En matière d’éducation d’abord. Non seule­ment l’éducation n’en serait que plus effi­cace puisqu’on sait que l’alphabétisation et l’éducation qui s’ensuit est bien meilleure quand les enfants sont alpha­bé­ti­sés et sco­la­ri­sés dans une langue qu’ils parlent déjà quand ils arrivent à l’école plu­tôt que dans une langue offi­cielle qu’ils ne parlent pas.

Mais aus­si, on sait que les humains ont ten­dance à ins­tru­men­ta­li­ser leur dif­fé­rence pour créer des ten­sions, des conflits voire des guerres. Or, une édu­ca­tion plu­ri­lingue, en fai­sant de la diver­si­té lin­guis­tique une don­née banale et un fait accep­té, empê­che­rait cette ins­tru­men­ta­li­sa­tion. De la même façon en somme qu’en édu­quant les gens à accep­ter la diver­si­té des appa­rences phy­siques des humains, on rend impos­sible d’instrumentaliser le fait que les gens ont la peau plus fon­cée ou plus claire. Il fau­drait pou­voir trans­for­mer l’éducation que nous rece­vons pour arri­ver à trou­ver nor­mal de par­ler plu­sieurs langues et que des gens autour de nous parlent une série de langues dif­fé­rentes. En déve­lop­pant par exemple l’apprentissage des langues, les pra­tiques d’intercompréhension, les pra­tiques de tra­duc­tion, etc.

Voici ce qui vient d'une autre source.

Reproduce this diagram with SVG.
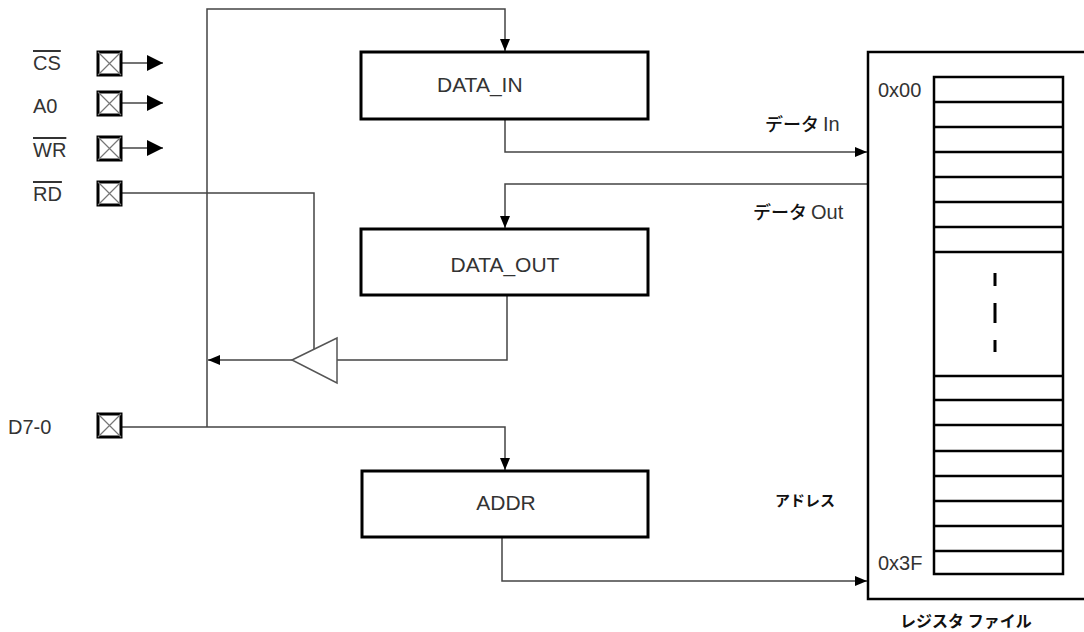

Il y a des mesures poli­tiques qu’on peut prendre pour faire en sorte que nos socié­tés soient des socié­tés qui légi­ti­ment, qui auto­risent, qui encou­ragent le plu­ri­lin­guisme, tous les plu­ri­lin­guismes – et pas seule­ment les plu­ri­lin­guismes de pres­tige –, au lieu d’essayer de les res­treindre. Qu’on fasse en sorte que les droits lin­guis­tiques soient effec­ti­ve­ment res­pec­tés et qu’on lutte acti­ve­ment contre les dis­cri­mi­na­tions lin­guis­tiques. Qu’on accueille les gens avec leurs langues, quelles qu’elles soient.

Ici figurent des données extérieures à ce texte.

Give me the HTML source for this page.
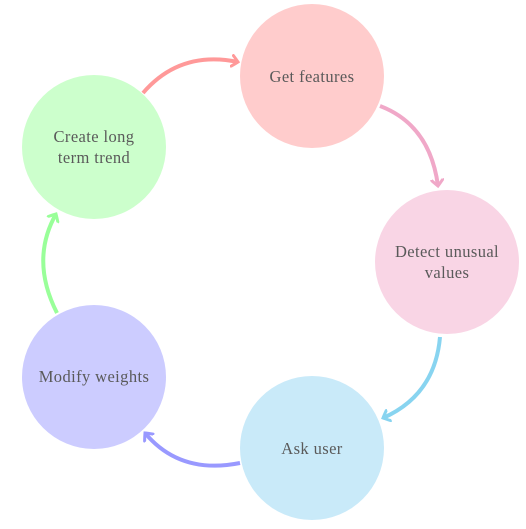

Par ailleurs, on conti­nue à avoir sur les langues des croyances com­plè­te­ment moyen­âgeuses du même type que « la Terre est plate ». Les connais­sances scien­ti­fiques et ration­nelles sur les langues ont du mal à se dif­fu­ser dans la socié­té. Les gens croient les choses absurdes comme le fait qu’on a une langue mater­nelle, qu’il y a des langues supé­rieures aux autres, qu’il existe des langues de la clar­té, qu’il y a des langues d’un côté et des dia­lectes ou patois de l’autre… On aurait vrai­ment besoin d’une révo­lu­tion coper­ni­cienne, d’une vraie édu­ca­tion scien­ti­fique aux langues pour sor­tir des croyances et des superstitions.